> [What is expected]: Locate each line of the material that contains "source", then return it.

> [Recorded information]:
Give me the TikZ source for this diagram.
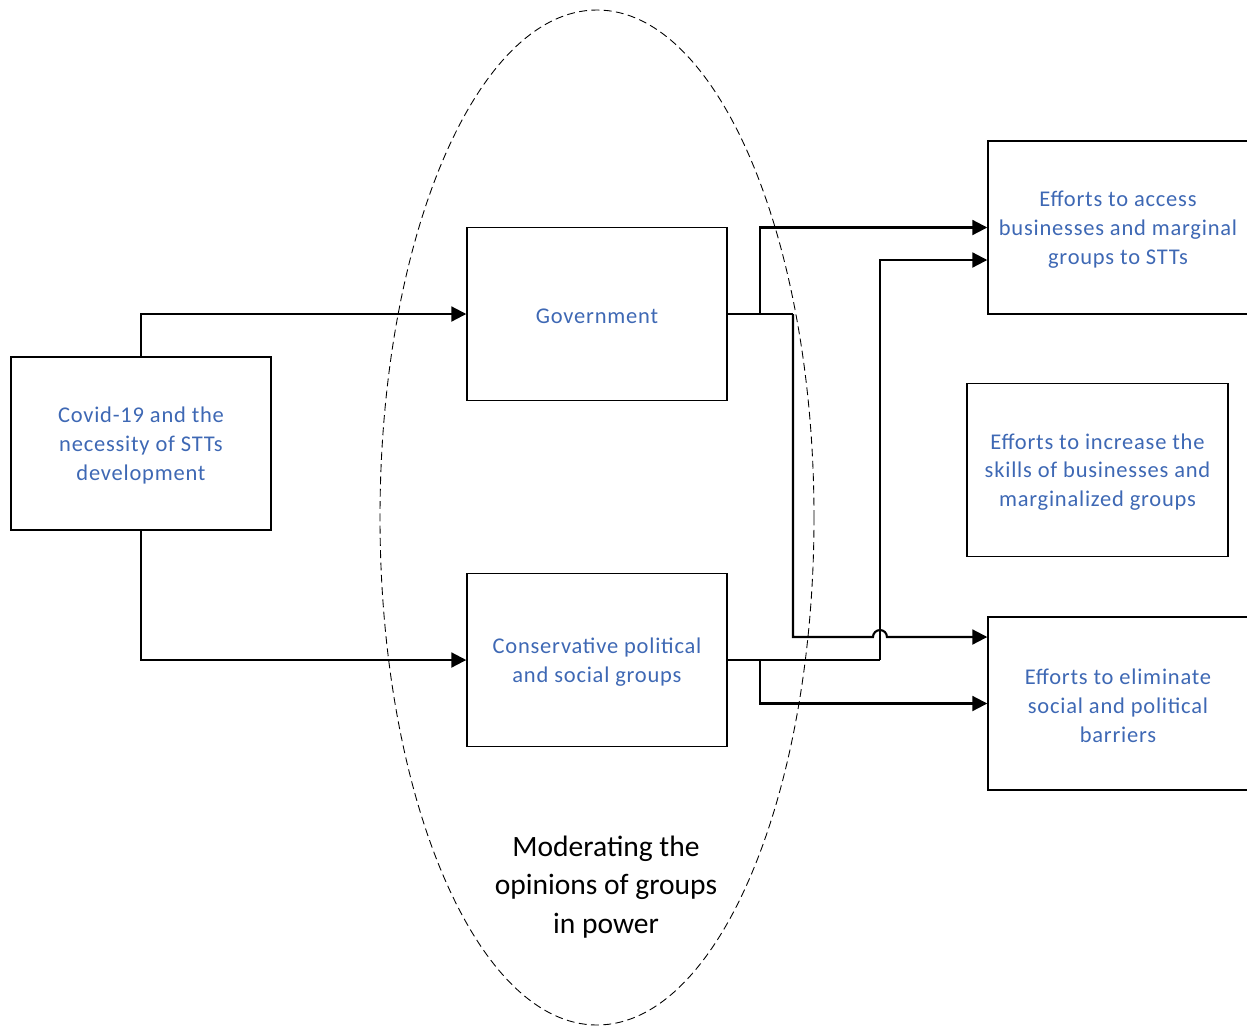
\documentclass[tikz,border=0pt]{standalone}
\usepackage{fontspec}
\setmainfont{Carlito}
\usetikzlibrary{arrows.meta,calc}
\definecolor{txtblue}{RGB}{62,104,180}
\begin{document}
\begin{tikzpicture}[x=0.02cm,y=-0.02cm,
  box/.style={draw,line width=0.85pt,minimum width=5.2cm,minimum height=3.46cm,inner sep=0pt},
  boxtext/.style={align=center,text=txtblue,inner sep=0pt,yshift=-1.2pt,
    font=\fontsize{12.8pt}{16.4pt}\selectfont\addfontfeatures{LetterSpace=3.5}},
  conn/.style={line width=1.2pt,-{Triangle[length=8.5pt,width=8.5pt]}},
  link/.style={line width=1.2pt}]
\useasboundingbox (0,0) rectangle (1247,1025);

% dashed ellipse for the moderating groups
\draw[dash pattern=on 4.5pt off 2.5pt,line width=0.5pt] (597,517.5) ellipse [x radius=217,y radius=507.5];
\node[align=center,font=\fontsize{16.8pt}{22pt}\selectfont] (mod) at (606,887)
  {Moderating the\\opinions of groups\\in power};

% boxes
\node[box] (cov) at (141,443.5) {};
\node[box] (gov) at (597,314) {};
\node[box] (con) at (597,660) {};
\node[box] (acc) at (1118,227.5) {};
\node[box,minimum width=5.22cm] (skl) at (1097.5,470) {};
\node[box] (eli) at (1118,703.5) {};

% box captions
\node[boxtext] (covt) at (cov) {Covid-19 and the\\necessity of STTs\\development};
\node[boxtext] (govt) at (gov) {Government};
\node[boxtext] (cont) at (con) {Conservative political\\and social groups};
\node[boxtext] (acct) at (acc) {Efforts to access\\businesses and marginal\\groups to STTs};
\node[boxtext] (sklt) at (skl) {Efforts to increase the\\skills of businesses and\\marginalized groups};
\node[boxtext] (elit) at (eli) {Efforts to eliminate\\social and political\\barriers};

% bend points
\coordinate (ga) at (760,314);
\coordinate (gb) at (793,314);
\coordinate (ca) at (880,660);
\coordinate (cb) at (760,660);
\coordinate (acc2) at ($(acc.west)+(0,32.5)$);
\coordinate (eli2) at ($(eli.west)+(0,-66.5)$);
\coordinate (hopL) at (873,637);

% from the source box
\draw[conn] (cov.north) |- (gov.west);
\draw[conn] (cov.south) |- (con.west);

% from government
\draw[link] (gov.east) -- (gb);
\draw[conn] (ga) |- (acc.west);
\draw[conn] (gb) |- (hopL) arc[start angle=180,end angle=0,radius=3.97pt] -- (eli2);

% from conservative groups
\draw[link] (con.east) -- (ca);
\draw[conn] (ca) |- (acc2);
\draw[conn] (cb) |- (eli.west);
\end{tikzpicture}
\end{document}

> [Solution for this exercise]:
Give me the TikZ source for this diagram.
% from the source box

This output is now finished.